Four ex-employees of Merrill and Houston combine to form a new company. They name the new company Beloit Iron Works. The new company has 10 employees and 4 working officers.

- 1886 Beloit Iron Works work force increases to 48 persons.
- 1889 Beloit Iron Works work force increases to-100 persons. Fred Messer, the president dies. Alonzo Aldrich succeeds him as president.
- 1891 Beloit Iron Works makes the first Yankee machine ever built in the United States.
- 1893 Beloit iron Works builds 106" wide paper machine that operates 275 FPM at the 1893 Columbian Exposition.
- 1896 Beloit Iron Works builds a new foundry, machine shops and offices on the-west side of Rock River near the original site of the Merrill plant.
- 1897 Shipped first off shore paper machine to Japan.
- 1900 Shipped two paper machines to China.
- 1900 Beloit builds cylinder machine to operate at 75 FPM and fourdrinier machines operating 400 to 500 FPM.
- 1910 Beloit builds a cylinder machine to operate 300 FPM and fourdrinier machines to operate at 600 FPM.
- 1916 Elbert H. Neese joins the company.
- 1919 Beloit builds the first fourdrinier machine to run faster than 1000 FPM (305 M/M).
- 1927 Beloit builds first YANKEE tissue machine to run over 1500 fpm (455 m/m).
- 1930 Work force reaches 550. Machine widths approached 160" 11.
- 1931 Alonzo Aldrich dies. Elbert Neese Sr. becomes President of Beloit Iron Works.
- 1931 Due to the great depression and slump in business the work force is reduced to 180.
- 1937 With improvement in business the work force steadily increases to 600 people.
- 1941 Beloit Iron Works starts production of war material.
- 1942 Almost all of Beloit Iron Works Production is devoted to the war effort making turning lathes, boring machines, powder mills and corvette ship engines. Beloit Iron Works is awarded the Army-Navy "E" for excellence and receives three additional awards in later years.
- 1946 Post war work force increases to approximately 1,000 people.
- 1947 Beloit tissue machine operates at 2800 FPM, board machine operates over 500 FPM. Work force reaches l,300 employees.
- 1948 Work force increases to 1,450 employees.

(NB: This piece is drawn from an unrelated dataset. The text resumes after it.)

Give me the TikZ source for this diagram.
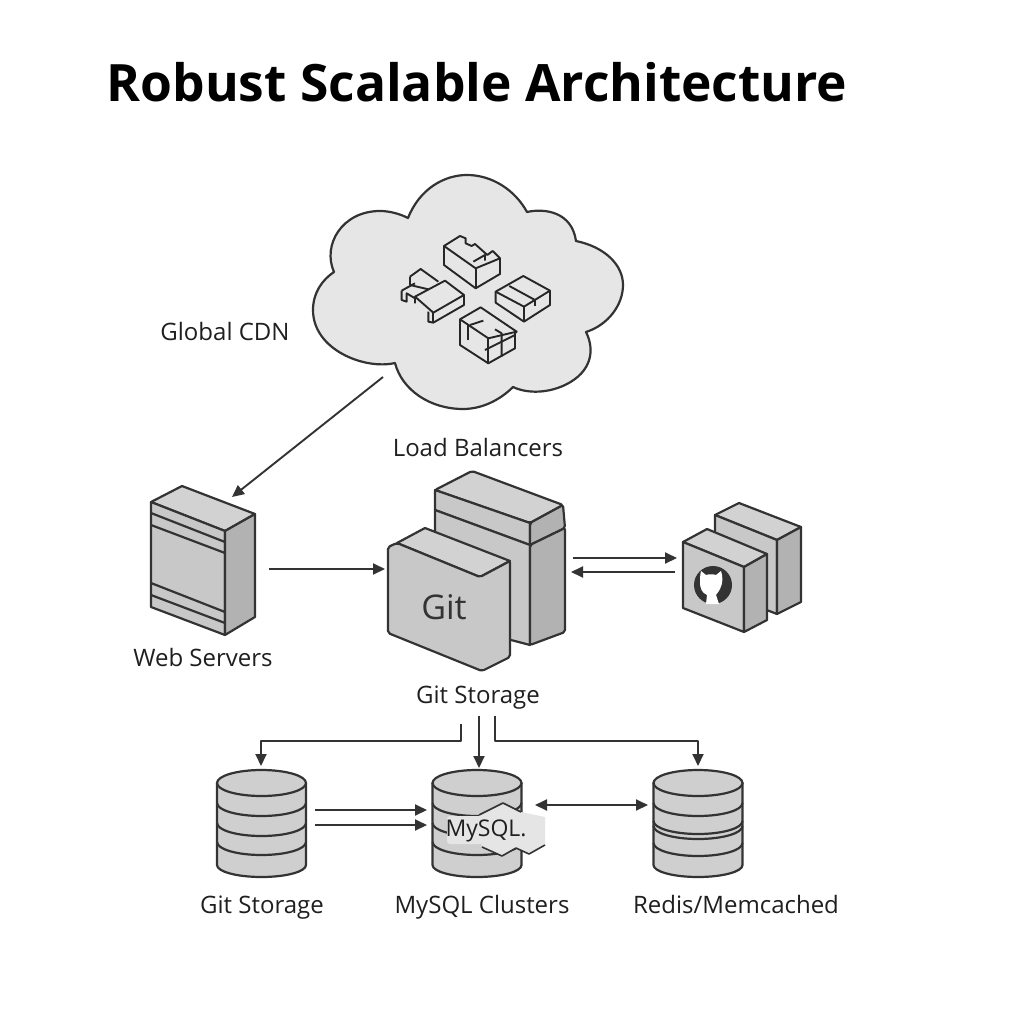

- 1949 Beloit Iron Works opens a sales office in Paris, France.
- 1950 Beloit manufactures first tissue machine to achieve 3000 FPM (915 M/M). Adds the differential drive to the product line.
- 1952 Elbert Neese Sr. becomes chairman and Harry C. Moore becomes president. Work force reaches about 1,700 people. Introduces the Air Cushioned Inlet.
- 1953 Sales offices are opened in Portland, Oregon and Mobile, Alabama. Introduces Suction Roll Silencing.
- 1954 Beloit builds the Inverform former
- 1955 Beloit acquires E.D. Jones of Pittsfield, MA, Downingtown Manufacturing Co. of Downingtown, PA and a factory in Pinerolo, Italy. Beloit introduces the Suction Pickup.
- 1956 The Twinver press is introduced.
- 1956 Winder, Reels, Sheeter, Coater, Supercalender and film extruder product lines moved from Beloit to Downingtown and an engineering and sales force dedicated to finishing product lines is established.
- 1958 Beloit machines are being built in England, Japan & Spain. Develops the Flo-Vac and develops the first rereeler to process edited jumbos to increase finishing operations efficiency.
- 1959 Beloit introduces the Controlled Crown Roll for sheet profiling and the Ribbed Yankee.
- 1960 Beloit develops the Flooded Nip Coater .
- 1960–1971 Breakthroughs at the Downingtown Research Center in winding include: Load cell tension controlled TNT winding concept, Rhometer roll tester, Biwind duplex winder, Pos-Z dual spreader, Low inertia sectional paper rolls, Web-driven slitters, Large winder drum winding concept, Use of Venta-grooving on paper rolls and winder drums, Portable winder analyzer and Remote Position Slitters. It was during this time period that Beloit received worldwide recognition of clearly defining the fundamentals of winding technology.
- 1961 Rockton, Ill Research Facility dedicated. Elbert H. Neese dies August of the same year. The same year the Beloit-Air Cap and the Inclined Size press are introduced.
- 1962 The name of Beloit Iron Works is changed January 1 of this year to Beloit Corporation however the BIW name is slow to disappear. Beloit acquires Sorel industries of Quebec and Walmsley's (Bury) of Bolton, England.
- 1971 Reels, Winders, Coaters, Supercalenders, Film extruder lines, & Injection Molding machine lines transfer from Downingtown, Pa., to Beloit, Wis.
- 1971–1986 Winding Breakthroughs at Beloit, Wis., consist of Super-L Winders development, Auto-Position Slitters, & Automatic Set-Change Winders.
- c.1979 Beloit acquires Lenox Machine in Lenox, Mass., which primarily made precision sheeters.
- 1986 Beloit Corporation acquired by Harnischfeger Industries of Brookfield, Wis.
- 1986 Winder Product Line transfers to Lenox Division, Lenox, Mass.
- 1986–2000 Winding Breakthroughs at Lenox Division consist of Articulating Rider Rolls, Compliant Nip Winding, HTC and HTCS duplex Winders.

==Acquisition by the Nugo Group==
After Beloit Corporation filed for bankruptcy, the Nugo Group bought up the Italian subsidiary of Beloit Corporation, Beloit Italia which was leading many Beloit's project in Europe. The new owner gave a new name to the company: PMT Italia S.p.A. which stands for Paper Machinery Technology.